Wednesday, September 14, 2005

Day 31 pictures

Lori Wheeler and Terry Seguin prepare a few sandwiches for the gang.

Day 31 pictures

A bit of a treat for the guys and gals on the line this morning; barbequed breakfast!

Tuesday, September 13, 2005

We want YOU ... to think twice about the CBC


One of our technicians has taken what appears to be a CBC recruitment video and has done a creative re-editing to reflect the reality facing people who may be thinking of careers with the Corporation. Click here to Play/Download.

Transcript of Moncton Radio commentary

Dr. Douglas Mantz from Sackville, N.B. recently aired a commentary on the CBC lockout at the Moncton Radio Canada plant. This is a link to the transcript of that commentary.

Day 30 picture

It was a quiet day on the line today. Here Barb Roberts and Deb Logue enjoy a coffee in the early morning hours. Notice the wall of mist over the Saint John River in the background.

And then there were three....

Lori Wheeler showed up on the line this morning with two more sock puppets. Here she is mesmerizing Paul Leger...actually, it takes far less to mesmerize Paul!!

On the left is Lucy Lockout, and the right is Paul Picket. Lockout Larry, shown further down, made his appearance on Day 26.
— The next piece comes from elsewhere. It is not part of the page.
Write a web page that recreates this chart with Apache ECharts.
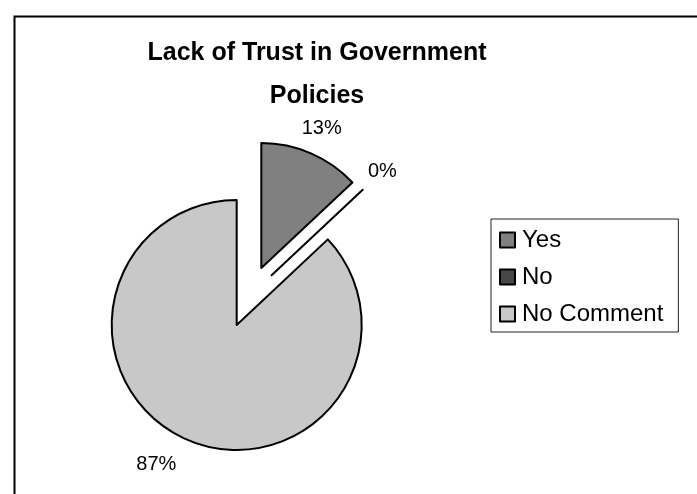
<!DOCTYPE html>
<html>
<head>
<meta charset="utf-8">
<style>
  html, body { margin: 0; padding: 0; background: #fff; }
  #chart { width: 697px; height: 494px; }
</style>
<script src="https://cdn.jsdelivr.net/npm/echarts@6/dist/echarts.min.js"></script>
</head>
<body>
<div id="chart"></div>
<script>
// Survey answers
const categories = ['Yes', 'No', 'No Comment'];
const values = [13, 0, 87];

// Slice fills, one per category
const sliceColors = ['#808080', '#474747', '#c8c8c8'];

const FONT = '"Liberation Sans", Arial, Helvetica, sans-serif';
const EXPLODE = 31;

const pieData = categories.map((name, i) => ({
  name: name,
  value: values[i],
  selected: true,
  itemStyle: { color: sliceColors[i] },
  select: { itemStyle: { color: sliceColors[i], borderColor: '#000', borderWidth: 2 } }
}));

const chart = echarts.init(document.getElementById('chart'), null, { renderer: 'canvas' });

chart.setOption({
  animation: false,
  backgroundColor: '#fff',
  title: {
    text: 'Lack of Trust in Government\nPolicies',
    left: 317,
    top: 32,
    padding: 0,
    textAlign: 'center',
    textStyle: {
      fontFamily: FONT,
      fontSize: 25,
      fontWeight: 'bold',
      color: '#000',
      lineHeight: 43
    }
  },
  legend: {
    orient: 'vertical',
    left: 491,
    top: 219,
    padding: [9, 15, 6, 8],
    itemGap: 13,
    itemWidth: 15,
    itemHeight: 15,
    icon: 'rect',
    borderColor: '#222',
    borderWidth: 1,
    selectedMode: false,
    data: categories,
    textStyle: {
      fontFamily: FONT,
      fontSize: 24,
      color: '#000',
      lineHeight: 22,
      padding: [0, 0, 0, 2]
    }
  },
  graphic: [{
    type: 'rect',
    left: 12,
    top: 14,
    shape: { width: 720, height: 520 },
    style: { fill: 'none', stroke: '#000', lineWidth: 2 },
    silent: true
  }],
  series: [{
    type: 'pie',
    center: [249, 296.5],
    radius: 125,
    startAngle: 90,
    clockwise: true,
    selectedMode: 'multiple',
    selectedOffset: EXPLODE,
    avoidLabelOverlap: false,
    emphasis: { disabled: true },
    itemStyle: { borderColor: '#000', borderWidth: 2 },
    label: {
      show: true,
      position: 'outside',
      distanceToLabelLine: 0,
      fontFamily: FONT,
      fontSize: 20,
      color: '#000',
      formatter: p => p.value + '%'
    },
    labelLine: { show: false, length: 27, length2: 0 },
    labelLayout: p => (p.dataIndex < 2 ? { align: 'center' } : {}),
    data: pieData
  }]
});
</script>
</body>
</html>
Monday, September 12, 2005

Day 29 picture

And finally, the littlest visitor today. This is the 3 week old granddaughter of George Andrews, one of our television editors and trainers. She got quite a bit of attention.

Day 29 picture

More visitors at lunchtime! Here, from the Daily Gleaner, are Forrest Orser, Lori Gallagher, Steve Llewellyn, and Shannon Hagerman. They are members of the Fredericton Typesetters Union, Local 664 (Newspaper Guild), and provided the chicken lunch. They also walked and talked over their lunchbreak.

Day 29 picture

Everyone enjoyed a treat of a chicken lunch today compliments of our colleagues at the Daily Gleaner.

Day 29 picture

This was a busy day. There were many visitors to the line and a general meeting. Here Gerry Whelan talks with Catherine Veysey and Mark Gray.